Rosa Weber: ‘O STF é o guardião do texto constitucional, não o seu autor’

“A interpretação não pode negar o texto nem afastá-lo atribuindo-lhe sentidos acaso tradutores do desejo do intérprete, por mais louváveis que sejam as crenças políticas, éticas ou ideológicas a animarem esse desejo, por melhores que sejam as intenções”, disse a ministra Rosa Weber, do Supremo Tribunal Federal, em seu voto contra a prisão após condenação em 2ª instância na última quinta-feira (24/10). Leia a íntegra de seu voto.

Dona de um dos votos considerados definidores do julgamento que discute a constitucionalidade da execução provisória da pena, a ministra Rosa Weber deu o segundo voto pela procedência das ações declaratórias de constitucionalidade (ADCs) 43, 44 e 54, e disse que seu entendimento sobre o tema nunca mudou.

Isso porque a ministra sempre se manifestou contra a prisão após condenação em 2º grau até 2018, quando votou contra a concessão do habeas corpus preventivo ao ex-presidente Lula, para manter a jurisprudência atual dominante na Corte. Desta vez, em controle de constitucionalidade abstrato, Rosa voltou a votar com sua convicção pessoal.

-- Publicidade --

“Apreciei aquele habeas corpus (HC 152.752) nos exatos termos como fiz em todos os outros que desde 2016 me foram submetidos, em atenção ao princípio da segurança jurídica, e sempre reafirmando, por respeito à densidade jurídica da controvérsia posta, que o tema de fundo haveria de ser revisitado no exercício do controle abstrato de constitucionalidade, vale dizer, nas presentes ações declaratórias de constitucionalidade. Não se diga, portanto, que alterei na oportunidade o meu entendimento quanto ao tema de fundo, que hoje volta à análise. Minha leitura constitucional sempre foi a mesma”, explicou Rosa Weber.
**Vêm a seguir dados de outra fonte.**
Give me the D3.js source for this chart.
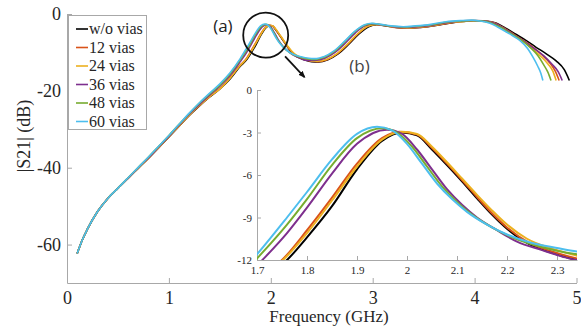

E enfatizou: “Gostemos ou não, esta a escolha político-civilizatória manifestada pelo Poder Constituinte, e não reconhecê-la importa reescrever a Constituição para que ela espelhe o que gostaríamos que dissesse, em vez de a observarmos. O Supremo Tribunal Federal é o guardião do texto constitucional, não o seu autor”.

A ministra disse que não cabe ao Supremo interpretar apenas parte do significado do artigo 5º, inciso 57 da Constituição, que diz que ninguém será culpado até o trânsito em julgado de sentença penal condenatória. “O art. 5º, LVII, da CF enfeixa um princípio, sim – o da presunção de inocência, como tantas vezes tem sido repetido, mas também enfeixa uma regra propriamente, uma regra específica, o que não se pode ignorar. Trata-se de amarra insuscetível de ser desconsiderada pelo intérprete. Diante da regra expressa veiculada pelo constituinte – a fixar, objetivamente, o trânsito julgado como termo final da presunção de inocência, o momento em que passa a ser possível impor ao acusado os efeitos da atribuição da culpa –, não me é dado, como intérprete, ler o preceito constitucional pela metade, como se contivesse apenas o princípio genérico, ignorando a regra que nele se contém”, falou.

“Data venia dos esforços hermenêuticos empreendidos, nenhuma das laboriosas e sofisticadas exegeses consegue se livrar do problema hermenêutico de interpretar um texto de modo a lhe retirar a eficácia. Se a interpretação contemporânea expandiu o universo das possibilidades semânticas disponíveis ao intérprete, de modo algum ele está autorizado a negar que sua vontade não é absoluta, devendo render reverência ao texto como realidade objetiva”, disse a ministra em seu voto.